No one in the galactic think tank looked at the technology of the Crucible and said, well, it appears it may be able to do THIS, THAT, or THE OTHER THING? The only person who seems to have a clue what the Crucible might do is the Illusive Man when he insists that the Crucible will allow him to control the Reapers...but does he actually KNOW that by looking at the designs, and if so, why didn't anyone else? Some will argue that the designs the Alliance retrieved from Mars were incomplete, but they were complete enough that the device worked in all three methods, so this perspective isn't valid. Or is the Illusive Man simply presenting a heavily indoctrinated view, and he actually doesn't know the Crucible is capable of this and the Reapers/Starchild/whomever is controlling him is instead is trying to steer organics away from the destroy option?

This ties into -

6) The Starchild's explanation.

We are led to believe that, in his words, the Catalyst "changed him." Changed him...how? The technology to activate the Crucible on the Citadel tower apparently existed long before the Crucible was built...so why did we need his intervention to make it work? As far as we can tell, all of this would have worked fine without once speaking to him.

So...why does he speak to us at all? If his purpose is keep the current plans of pruning advanced organic life intact, he doesn't need to speak to Shepard at all. Shepard is, if the ending is to be believed, dying from a profusely bleeding wound. Why bring Shepard to that point on the tower? There's no need to do this. Allowing Shepard to die allows the current plan to continue, as the Reaper forces are winning convincingly in the battle beyond.

Are we to believe that the Crucible somehow compels the Starchild to speak to Shepard, that its basic programming is somehow over-ridden? That the Starchild MUST present these options to Shepard? This really doesn't make sense in the context of the various endings where some of the options are available and others are not. The Starchild clearly says that Shepard's presence proves his solution will no longer work...but why? If Shepard dies, the Reapers destroy the Crucible before it is fired, organics are harvested, and before the Reapers leave, the Citadel is modified so that both the Relay to Dark Space will open when summoned again, and that another Crucible, if built, would not function as this one did. There's no valid reason at all for the Reaper intelligence to present these options to Shepard, much less to bring Shepard to the controlling mechanisms in the first place.

Speaking of...how exactly does Shepard survive outside the Citadel? We're not in the Presidium...we're not even in the Wards. All of the locations we've ever been to clearly have the occupants indoors, minus the docks which according to Mass Effect 1 still needed to be pressurized ship to docking cradle. But the exterior of the Citadel tower isn't a location meant for occupants. In Mass Effect 1, Shepard and company had to don hardsuits to go on the exterior of the tower and fight their way to Sovereign, and that's when the station's arms were CLOSED. So...suddenly Shepard can survive outside, with the arms open, in the same location that required suits before?

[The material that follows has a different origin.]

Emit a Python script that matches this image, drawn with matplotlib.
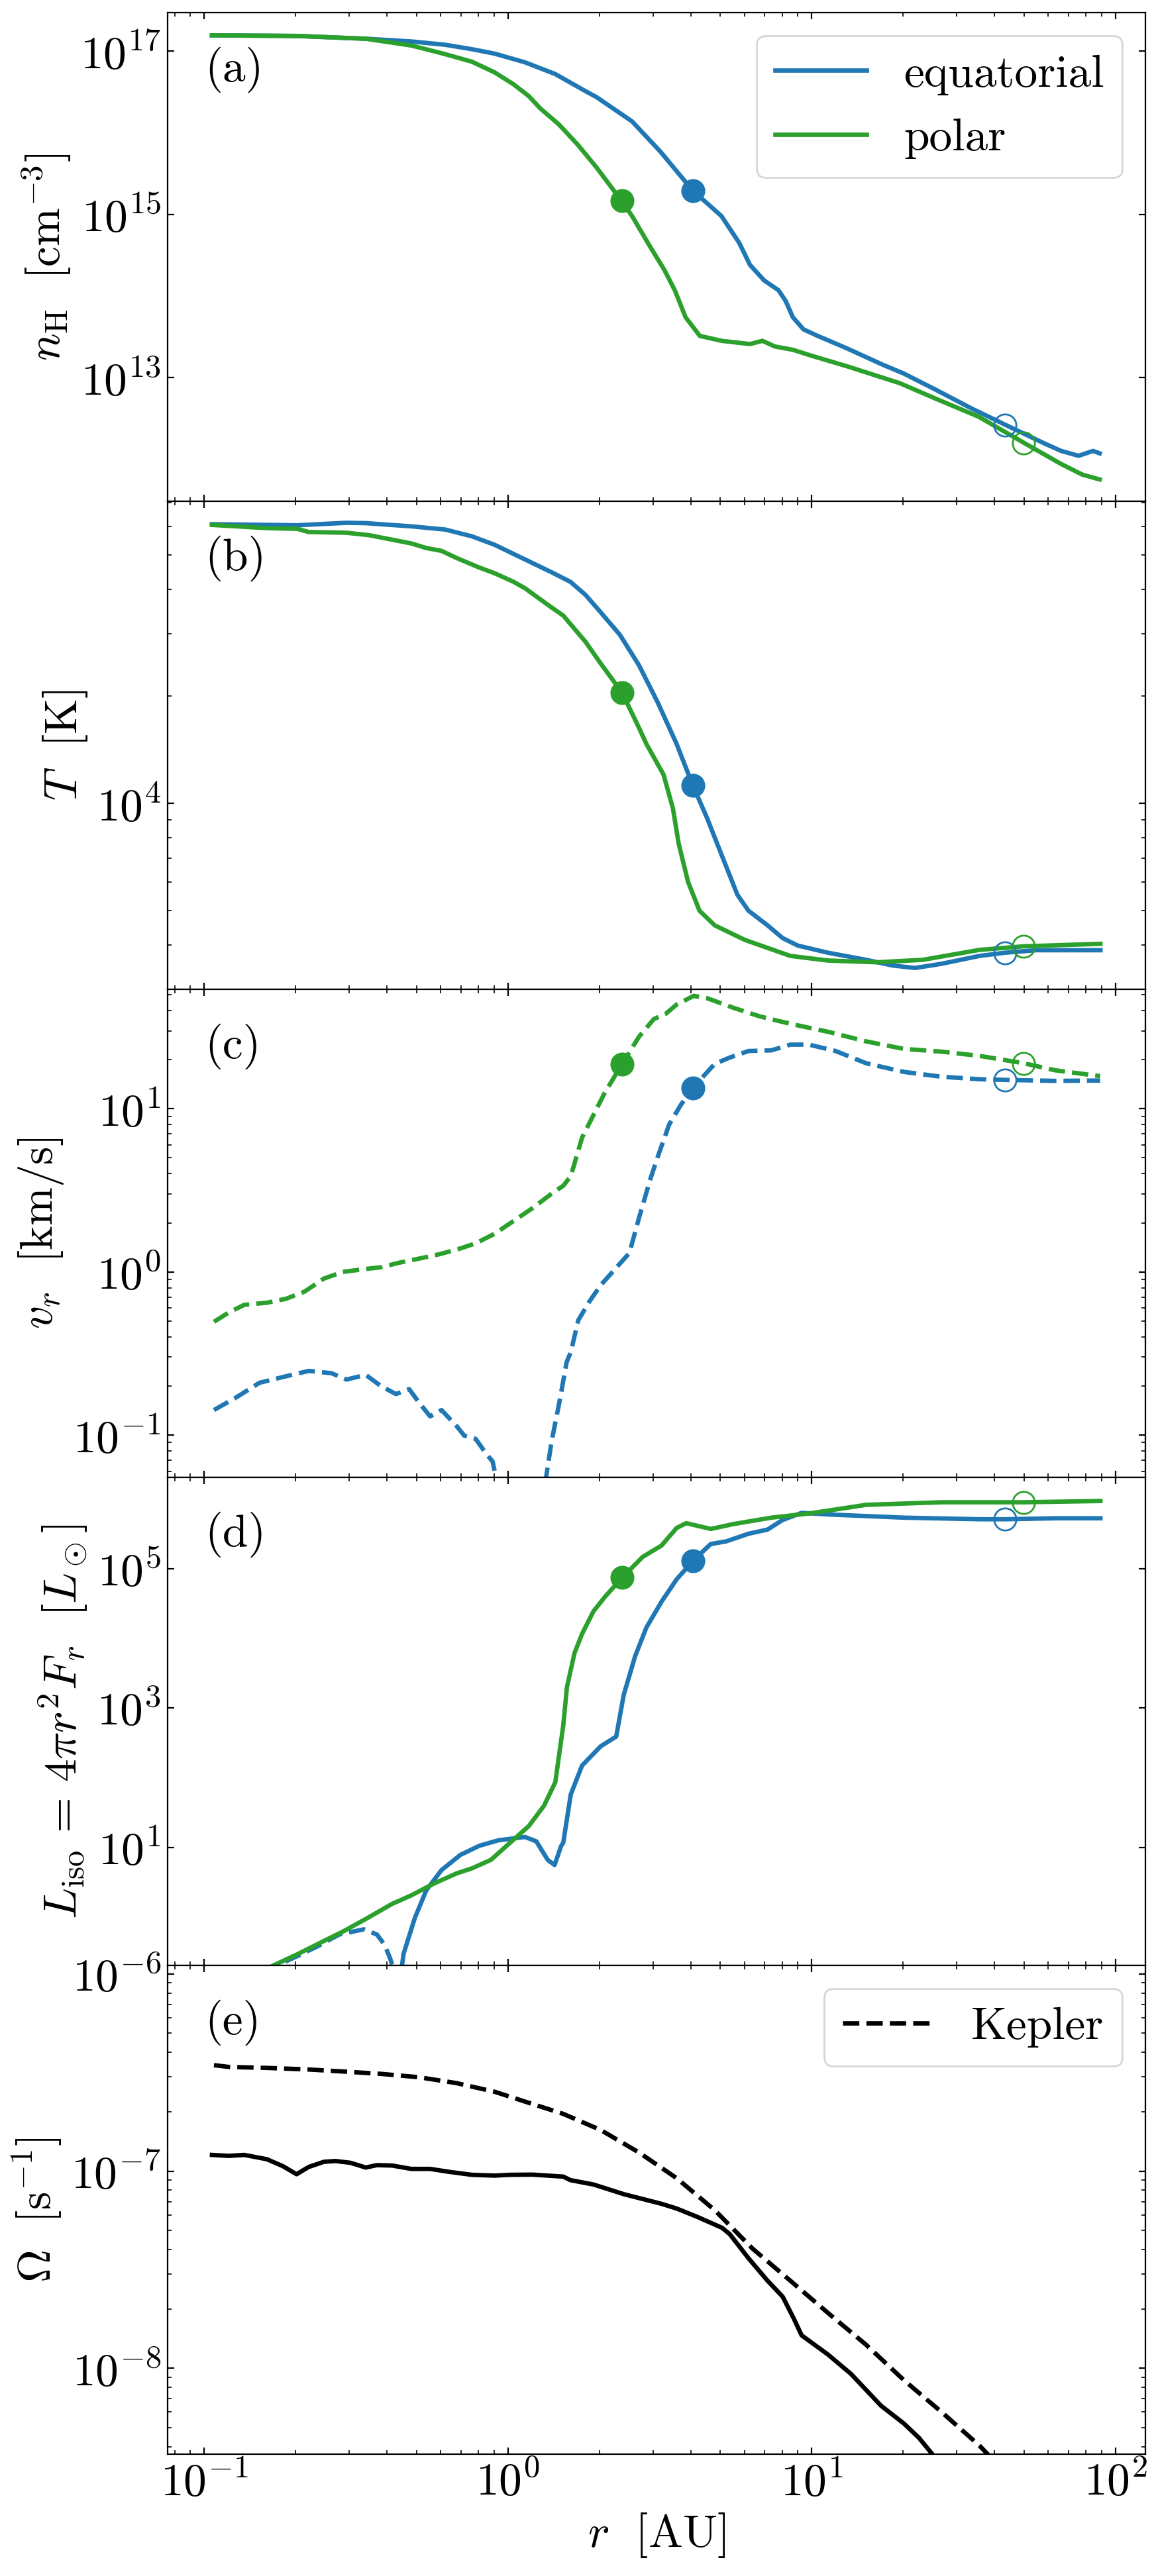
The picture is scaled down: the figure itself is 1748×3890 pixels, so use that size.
import numpy as np
from matplotlib import pyplot as plt
from matplotlib.ticker import NullLocator, NullFormatter

# values; y values stored as log10 (read on log axes)
BLUE = "#1f77b4"
GREEN = "#2ca02c"

# (a) hydrogen density
r_nH_eq = [0.106, 0.2025, 0.340, 0.480, 0.621, 0.760, 0.904, 1.137, 1.431, 1.80,
           1.951, 2.56, 3.18, 4.06, 5.04, 5.77, 6.26, 6.97, 7.77, 8.20, 8.66,
           9.39, 10.46, 13.0, 17.05, 20.05, 25.6, 33.6, 43.4, 57.7, 66.2, 75.6,
           84.3, 88.7]
nH_eq_log = [17.195, 17.187, 17.153, 17.12, 17.079, 17.025, 16.97, 16.864, 16.72,
             16.51, 16.44, 16.14, 15.766, 15.29, 14.98, 14.65, 14.38, 14.19,
             14.07, 13.94, 13.74, 13.59, 13.51, 13.36, 13.16, 13.05, 12.85,
             12.62, 12.42, 12.20, 12.10, 12.04, 12.10, 12.07]
r_nH_pol = [0.106, 0.2025, 0.340, 0.480, 0.604, 0.760, 0.904, 1.043, 1.170, 1.276,
            1.473, 1.70, 1.951, 2.36, 2.56, 2.93, 3.27, 3.54, 3.84, 4.28, 5.04,
            6.26, 6.88, 7.56, 8.66, 9.92, 13.0, 19.5, 25.6, 35.4, 49.9, 66.2,
            77.7, 88.7]
nH_pol_log = [17.195, 17.187, 17.153, 17.07, 16.976, 16.872, 16.74, 16.594, 16.45,
              16.30, 16.10, 15.85, 15.58, 15.17, 14.98, 14.61, 14.32, 14.07,
              13.74, 13.51, 13.45, 13.41, 13.45, 13.38, 13.34, 13.27, 13.14,
              12.93, 12.74, 12.52, 12.20, 11.94, 11.81, 11.75]

# (b) temperature
r_T_eq = [0.106, 0.2025, 0.294, 0.340, 0.480, 0.621, 0.760, 0.904, 1.137, 1.390,
          1.605, 1.80, 2.02, 2.335, 2.70, 3.11, 3.59, 4.06, 4.52, 5.07, 5.69,
          6.19, 7.15, 8.02, 9.00, 11.3, 15.1, 18.44, 21.9, 26.8, 35.7, 43.3,
          54.8, 89.2]
T_eq_log = [4.785, 4.782, 4.789, 4.788, 4.779, 4.770, 4.751, 4.727, 4.686, 4.650,
            4.623, 4.586, 4.537, 4.474, 4.388, 4.284, 4.167, 4.050, 3.959, 3.851,
            3.743, 3.698, 3.657, 3.621, 3.600, 3.580, 3.560, 3.544, 3.537, 3.549,
            3.571, 3.580, 3.587, 3.587]
r_T_pol = [0.106, 0.1608, 0.2025, 0.2208, 0.294, 0.3497, 0.480, 0.538, 0.604,
           0.677, 0.805, 0.904, 1.043, 1.137, 1.390, 1.52, 1.80, 2.02, 2.375,
           2.70, 2.855, 3.25, 3.49, 3.645, 3.915, 4.27, 4.79, 6.02, 8.50, 11.3,
           16.4, 23.2, 35.7, 49.9, 89.2]
T_pol_log = [4.783, 4.774, 4.772, 4.763, 4.761, 4.754, 4.731, 4.718, 4.710, 4.690,
             4.663, 4.647, 4.623, 4.605, 4.551, 4.528, 4.454, 4.393, 4.311, 4.212,
             4.167, 4.081, 3.986, 3.887, 3.779, 3.698, 3.657, 3.616, 3.571, 3.558,
             3.553, 3.560, 3.588, 3.598, 3.605]

# (c) radial velocity
r_v_eq = [0.1076, 0.1278, 0.1518, 0.1857, 0.2208, 0.2622, 0.294, 0.340, 0.381,
          0.4276, 0.4727, 0.508, 0.554, 0.604, 0.677, 0.7176, 0.7823, 0.853,
          0.889, 0.916, 0.93, 1.31, 1.332, 1.39, 1.473, 1.56, 1.609, 1.703,
          1.857, 2.02, 2.51, 2.70, 2.94, 3.11, 3.39, 3.695, 4.06, 4.79, 5.37,
          6.19, 7.36, 8.50, 9.80, 11.98, 15.1, 20.1, 26.8, 35.7, 43.3, 63.2, 89.0]
v_eq_log = [-0.847, -0.768, -0.680, -0.640, -0.607, -0.621, -0.660, -0.631, -0.699,
            -0.749, -0.719, -0.798, -0.886, -0.847, -0.945, -1.004, -1.024, -1.122,
            -1.161, -1.27, -1.50, -1.50, -1.27, -1.043, -0.807, -0.552, -0.493,
            -0.297, -0.179, -0.081, 0.116, 0.332, 0.568, 0.705, 0.902, 1.02,
            1.128, 1.275, 1.314, 1.354, 1.358, 1.393, 1.393, 1.354, 1.279, 1.226,
            1.196, 1.181, 1.177, 1.171, 1.173]
r_v_pol = [0.1076, 0.1206, 0.1354, 0.1608, 0.1857, 0.2143, 0.2476, 0.2858, 0.340,
           0.381, 0.440, 0.508, 0.587, 0.677, 0.7823, 0.904, 1.043, 1.204, 1.39,
           1.52, 1.609, 1.753, 1.91, 2.082, 2.375, 2.70, 3.02, 3.295, 3.59, 4.087,
           4.52, 5.52, 6.75, 8.50, 11.3, 15.1, 20.1, 26.8, 35.7, 49.9, 63.2, 89.0]
v_pol_log = [-0.306, -0.248, -0.202, -0.189, -0.165, -0.12, -0.041, 0.0, 0.018,
             0.028, 0.057, 0.081, 0.106, 0.136, 0.175, 0.234, 0.312, 0.391, 0.479,
             0.528, 0.587, 0.823, 0.961, 1.098, 1.275, 1.442, 1.55, 1.58, 1.639,
             1.692, 1.678, 1.619, 1.566, 1.521, 1.472, 1.413, 1.367, 1.35, 1.324,
             1.279, 1.236, 1.20]

# (d) isotropic luminosity
r_L_eq = [0.446, 0.4529, 0.4937, 0.538, 0.604, 0.697, 0.805, 0.929, 1.137, 1.239,
          1.351, 1.423, 1.494, 1.52, 1.609, 1.753, 2.02, 2.27, 2.404, 2.62, 2.855,
          3.20, 3.59, 4.06, 4.65, 5.22, 6.19, 7.15, 8.02, 9.26, 11.3, 20.1, 35.7,
          43.3, 63.2, 89.2]
L_eq_log = [-0.75, -0.53, -0.01, 0.383, 0.674, 0.892, 1.023, 1.101, 1.149, 1.086,
            0.82, 0.747, 1.014, 1.069, 1.76, 2.175, 2.452, 2.59, 3.189, 3.742,
            4.157, 4.525, 4.848, 5.111, 5.355, 5.392, 5.502, 5.562, 5.70, 5.802,
            5.779, 5.733, 5.71, 5.71, 5.724, 5.724]
r_L_eq_neg = [0.185, 0.2025, 0.2337, 0.2778, 0.335, 0.3703, 0.3924, 0.4096, 0.42]
L_eq_neg_log = [-0.64, -0.56, -0.43, -0.252, -0.177, -0.252, -0.40, -0.60, -0.75]
r_L_pol = [0.16, 0.168, 0.2025, 0.2476, 0.2858, 0.340, 0.4155, 0.480, 0.570, 0.677,
           0.760, 0.878, 1.013, 1.170, 1.313, 1.431, 1.47, 1.52, 1.563, 1.655,
           1.753, 1.91, 2.082, 2.375, 2.775, 3.20, 3.59, 3.86, 4.65, 5.52, 7.36,
           9.80, 15.1, 26.8, 49.9, 89.2]
L_pol_log = [-0.76, -0.70, -0.535, -0.344, -0.21, -0.029, 0.189, 0.31, 0.48, 0.626,
             0.698, 0.82, 1.062, 1.305, 1.596, 1.935, 2.3, 2.75, 3.3, 3.788, 4.065,
             4.387, 4.594, 4.871, 5.17, 5.332, 5.585, 5.654, 5.571, 5.641, 5.733,
             5.793, 5.917, 5.954, 5.954, 5.972]

# (e) angular velocity
r_om = [0.106, 0.1206, 0.1354, 0.1608, 0.1814, 0.2013, 0.2208, 0.2476, 0.270,
        0.3029, 0.340, 0.3703, 0.4155, 0.480, 0.554, 0.640, 0.760, 0.904, 1.013,
        1.204, 1.351, 1.52, 1.605, 1.91, 2.404, 3.20, 3.59, 4.18, 5.07, 5.37,
        6.19, 7.15, 8.02, 8.745, 9.26, 11.3, 13.45, 16.91, 20.1, 22.54, 24.9, 26.0]
om_log = [-6.918, -6.923, -6.918, -6.940, -6.975, -7.016, -6.979, -6.953, -6.949,
          -6.958, -6.982, -6.970, -6.972, -6.989, -6.989, -7.004, -7.019, -7.023,
          -7.019, -7.018, -7.023, -7.028, -7.046, -7.068, -7.117, -7.166, -7.19,
          -7.231, -7.288, -7.32, -7.442, -7.556, -7.637, -7.751, -7.833, -7.93,
          -8.028, -8.19, -8.28, -8.353, -8.434, -8.47]
r_kep = [0.1076, 0.1206, 0.1608, 0.2143, 0.2858, 0.381, 0.508, 0.677, 0.904, 1.204,
         1.52, 2.02, 2.70, 3.59, 4.79, 6.38, 8.50, 11.3, 15.1, 20.1, 26.8, 35.7,
         38.3, 40.0]
kep_log = [-6.463, -6.472, -6.477, -6.484, -6.495, -6.507, -6.524, -6.554, -6.598,
           -6.66, -6.71, -6.792, -6.906, -7.036, -7.198, -7.393, -7.556, -7.719,
           -7.881, -8.06, -8.223, -8.393, -8.442, -8.47]

# marker radii and values (filled: eq, pol; open: eq, pol)
r_fill = [4.06, 2.37]
r_open = [43.3, 49.9]
mark_nH = [[15.29, 15.17], [12.42, 12.20]]
mark_T = [[4.050, 4.311], [3.580, 3.598]]
mark_v = [[1.128, 1.275], [1.177, 1.279]]
mark_L = [[5.111, 4.871], [5.71, 5.954]]

plt.rcParams.update({
    "font.family": "serif",
    "font.serif": ["cmr10"],
    "mathtext.fontset": "cm",
    "axes.formatter.use_mathtext": True,
    "axes.unicode_minus": False,
    "font.size": 25,
    "xtick.direction": "in",
    "ytick.direction": "in",
    "xtick.top": True,
    "ytick.right": True,
})

fig, axes = plt.subplots(5, 1, figsize=(8.74, 19.45), dpi=200, sharex=True)
fig.subplots_adjust(left=0.1447, right=0.9891, top=0.995, bottom=0.0474,
                    hspace=0)

LW = 2.4


def p(vals):
    return np.power(10.0, np.asarray(vals, dtype=float))


def add_marks(ax, marks):
    cols = [BLUE, GREEN]
    for i in range(2):
        ax.plot(r_fill[i], p(marks[0][i]), "o", color=cols[i], ms=12, zorder=5)
        ax.plot(r_open[i], p(marks[1][i]), "o", mfc="none", mec=cols[i],
                ms=12, mew=1.0, zorder=5)


# (a)
ax = axes[0]
ax.plot(r_nH_eq, p(nH_eq_log), color=BLUE, lw=LW, label="equatorial")
ax.plot(r_nH_pol, p(nH_pol_log), color=GREEN, lw=LW, label="polar")
add_marks(ax, mark_nH)
ax.set_yscale("log")
ax.set_ylim(10 ** 11.485, 10 ** 17.47)
ax.set_yticks([1e13, 1e15, 1e17])
ax.yaxis.set_minor_locator(NullLocator())
ax.set_ylabel(r"$n_{\rm H}\ \ [{\rm cm}^{-3}]$")
ax.legend(loc="upper right")

# (b)
ax = axes[1]
ax.plot(r_T_eq, p(T_eq_log), color=BLUE, lw=LW)
ax.plot(r_T_pol, p(T_pol_log), color=GREEN, lw=LW)
add_marks(ax, mark_T)
ax.set_yscale("log")
ax.set_ylim(3000, 7.08e4)
ax.set_ylabel(r"$T\ \ [{\rm K}]$")

# (c)
ax = axes[2]
ax.plot(r_v_eq, p(v_eq_log), "--", color=BLUE, lw=LW)
ax.plot(r_v_pol, p(v_pol_log), "--", color=GREEN, lw=LW)
add_marks(ax, mark_v)
ax.set_yscale("log")
ax.set_ylim(0.0549, 54)
ax.set_ylabel(r"$v_r\ \ [{\rm km/s}]$")

# (d)
ax = axes[3]
ax.plot(r_L_eq_neg, p(L_eq_neg_log), "--", color=BLUE, lw=LW)
ax.plot(r_L_eq, p(L_eq_log), color=BLUE, lw=LW)
ax.plot(r_L_pol, p(L_pol_log), color=GREEN, lw=LW)
add_marks(ax, mark_L)
ax.set_yscale("log")
ax.set_ylim(0.2, 2.04e6)
ax.set_yticks([1e1, 1e3, 1e5])
ax.yaxis.set_minor_locator(NullLocator())
ax.set_ylabel(r"$L_{\rm iso}\,=\,4\pi r^2 F_r\ \ [L_\odot]$")

# (e)
ax = axes[4]
ax.plot(r_om, p(om_log), color="k", lw=LW)
ax.plot(r_kep, p(kep_log), "--", color="k", lw=LW, label="Kepler")
ax.set_yscale("log")
ax.set_ylim(3.68e-9, 1.1e-6)
ax.set_ylabel(r"$\Omega\ \ [{\rm s}^{-1}]$")
ax.legend(loc="upper right")

ax.set_xscale("log")
ax.set_xlim(0.0757, 125.4)
ax.set_xlabel(r"$r\ \ [{\rm AU}]$")

for a, lab in zip(axes, "abcde"):
    a.text(0.038, 0.93, f"({lab})", transform=a.transAxes, va="top", ha="left")
    a.yaxis.set_minor_formatter(NullFormatter())

fig.savefig("out.png", dpi=200)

Regardless of that...was anyone in the development of the Crucible throughout the various Cycles aware that interfacing with the Reaper intelligence was necessary to fire the Crucible? That seems highly unlikely considering no organic had ever spoken to it (if the Starchild is to be believed) and the true value of the Citadel is not this intelligence but its massive power and ability to control the Mass Relays. So...if they weren't aware of how to activate it, what it would do, why it would do what it could...that leads us back to -

7) If you ignore the War Assets specific to the Crucible, the ending is not different.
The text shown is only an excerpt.